The Price of Power, Sy’s book on Kissinger, published in 1983, ended up reconstructing in excruciating detail four years of US foreign policy. It remains a must read. Kissinger’s reaction: “I haven’t read the book,” adding, “what you read is a slimy lie.”
While Woodward over the years excelled as Washington prime hagiographer and court stenographer (now reconstructed as court smasher) Sy kept breaking major stories, few more devastating than torture in Abu Ghraib’s prison in Iraq in 2004. Sy painfully recognizes that Abu Ghraib did not change the course of the Iraq war, “just as the My Lai story had not ended the Vietnam War or its brutality.”

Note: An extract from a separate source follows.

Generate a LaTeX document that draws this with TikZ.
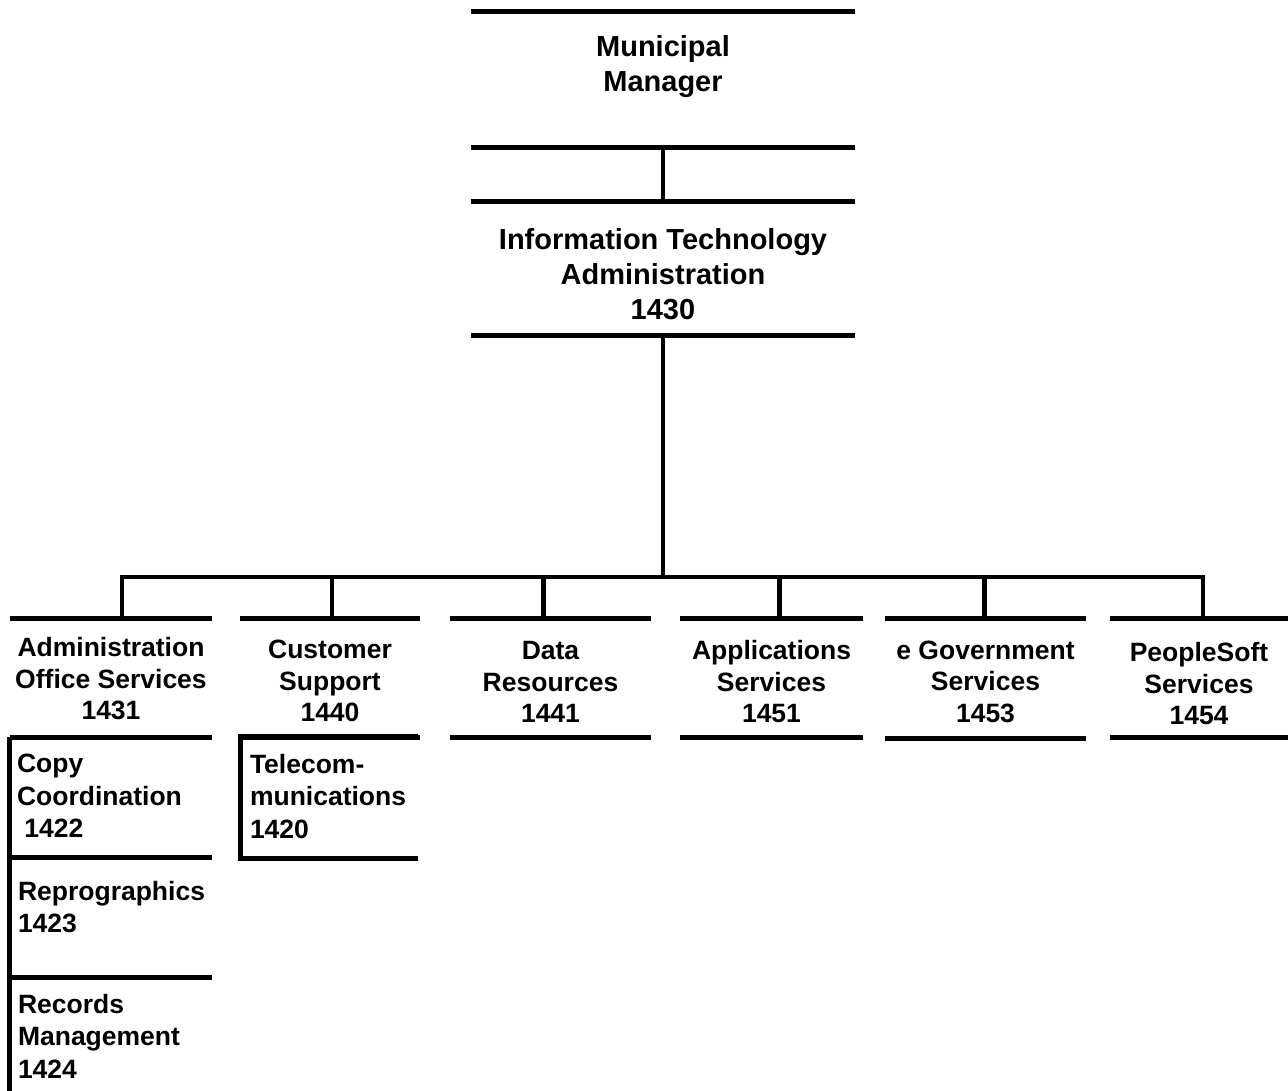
\documentclass[tikz,border=0pt]{standalone}
\usepackage{fontspec}
\setmainfont{Liberation Sans}
\begin{document}
\begin{tikzpicture}[x=1pt, y=-1pt,
  rule/.style={line width=4.8pt},
  unitframe/.style={inner sep=0pt, minimum width=#1},
  toptext/.style={font=\fontsize{29}{35}\selectfont\bfseries, align=center},
  unittext/.style={font=\fontsize{26.5}{31.5}\selectfont\bfseries, align=center},
  subtext/.style={font=\fontsize{26.5}{32.5}\selectfont\bfseries, align=left, anchor=north west, inner sep=0pt}]
\useasboundingbox (0,0) rectangle (1288,1091);

% Frames
\node[unitframe=384pt, minimum height=135pt] (mm) at (663,79.5) {};
\node[unitframe=384pt, minimum height=133pt] (it) at (663,268.5) {};
\node[unitframe=202pt, minimum height=118pt] (aos) at (111,678) {};
\node[unitframe=180pt, minimum height=118pt] (cs) at (330,678) {};
\node[unitframe=201pt, minimum height=118pt] (dr) at (550.5,678) {};
\node[unitframe=183pt, minimum height=118pt] (as) at (771.5,678) {};
\node[unitframe=201pt, minimum height=119pt] (eg) at (985.5,678.5) {};
\node[unitframe=178pt, minimum height=118pt] (ps) at (1199,678) {};
\node[unitframe=202pt, minimum height=120pt] (cc) at (111,797) {};
\node[unitframe=202pt, minimum height=120pt] (rg) at (111,917) {};
\node[unitframe=202pt, minimum height=114pt] (rm) at (111,1034) {};
\node[unitframe=177pt, minimum height=121pt] (tc) at (329.5,797.5) {};

% Texts
\node[toptext] (mmtext) at ([yshift=13pt]mm) {Municipal\\Manager};
\node[toptext] (ittext) at ([yshift=-6pt]it) {Information Technology\\Administration\\1430};
\node[unittext] (aostext) at ([yshift=-1pt]aos) {Administration\\Office Services\\1431};
\node[unittext] (cstext) at ([yshift=-3pt]cs) {Customer\\Support\\1440};
\node[unittext] (drtext) at ([yshift=-4pt]dr) {Data\\Resources\\1441};
\node[unittext] (astext) at ([yshift=-4pt]as) {Applications\\Services\\1451};
\node[unittext] (egtext) at ([yshift=-3pt]eg) {e Government\\Services\\1453};
\node[unittext] (pstext) at ([yshift=-6pt]ps) {PeopleSoft\\Services\\1454};
\node[subtext] (cctext) at ([xshift=7pt, yshift=-17pt]cc.north west) {Copy\\Coordination\\~1422};
\node[subtext] (rgtext) at ([xshift=8pt, yshift=-24pt]rg.north west) {Reprographics\\1423};
\node[subtext] (rmtext) at ([xshift=8pt, yshift=-17pt]rm.north west) {Records\\Management\\1424};
\node[subtext] (tctext) at ([xshift=9pt, yshift=-17pt]tc.north west) {Telecom-\\munications\\1420};

% Rules
\foreach \n in {mm,it,aos,cs,dr,as,eg,ps}
  \draw[rule] (\n.north west) -- (\n.north east) (\n.south west) -- (\n.south east);
\draw[rule] (cc.north west) -- (rm.south west);
\draw[rule] (cc.south west) -- (cc.south east) (rg.south west) -- (rg.south east);
\draw[rule] (tc.north east) -- (tc.north west) -- (tc.south west) -- (tc.south east);

% Connectors
\coordinate (bus) at (663,577);
\draw[rule] (mm.south) -- (it.north);
\draw[rule] (it.south) -- (it.south |- bus);
\draw[rule] ([xshift=11pt]aos.north) |- (bus) -| ([xshift=4pt]ps.north);
\foreach \n/\s in {cs/2pt, dr/-7pt, as/8pt, eg/-1pt}
  \draw[rule] ([xshift=\s]\n.north) -- ([xshift=\s]\n.north |- bus);
\end{tikzpicture}
\end{document}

And the same applies to what really happened at the Obama administration’s killing of Osama bin Laden in 2011. The Deep State prevailed; Sy could not possibly publish this story in the US. It came out in 2015 in the London Review of Books.
The game-changer was bound to be Sy’s work-in-progress magna opus on Dick “Darth Vader” Cheney. Unlike Woodward on Trump, Sy perfectly understands the problem posed by “many hundreds of interviews…none cited by name”: a “book full of secrets” with players “still involved inside the intelligence and military communities posed a high risk of legal action.”
So he went back to the bin Laden story, where he shows how Pakistani intel was betrayed by the Obama administration: “The possibility that two dozen Navy SEALS could escape observation and get to bin Laden without some help from the Pakistani military and intelligence communities was nil, but the White House press corps bought the story.”
It will take the last of the greats from “the golden age of journalism” to write the definitive account of the Cheney regime – who reduced the entire White House press corps to mere puppets. This enterprise would convey what Fear is really about, not a fuzzy hatchet job taking sides in a still in progress establishment civil war.
In parallel, in the truth-is-fiction neo-Matrix world, “inconvenient” presidents are axed. In House of Cards, Frank Underwood is dead – as decreed by the Netflix God.
So the stage will soon be set for House of Trump. Much to the chagrin of the “resistance.” Kevin Spacey might even get his old job back.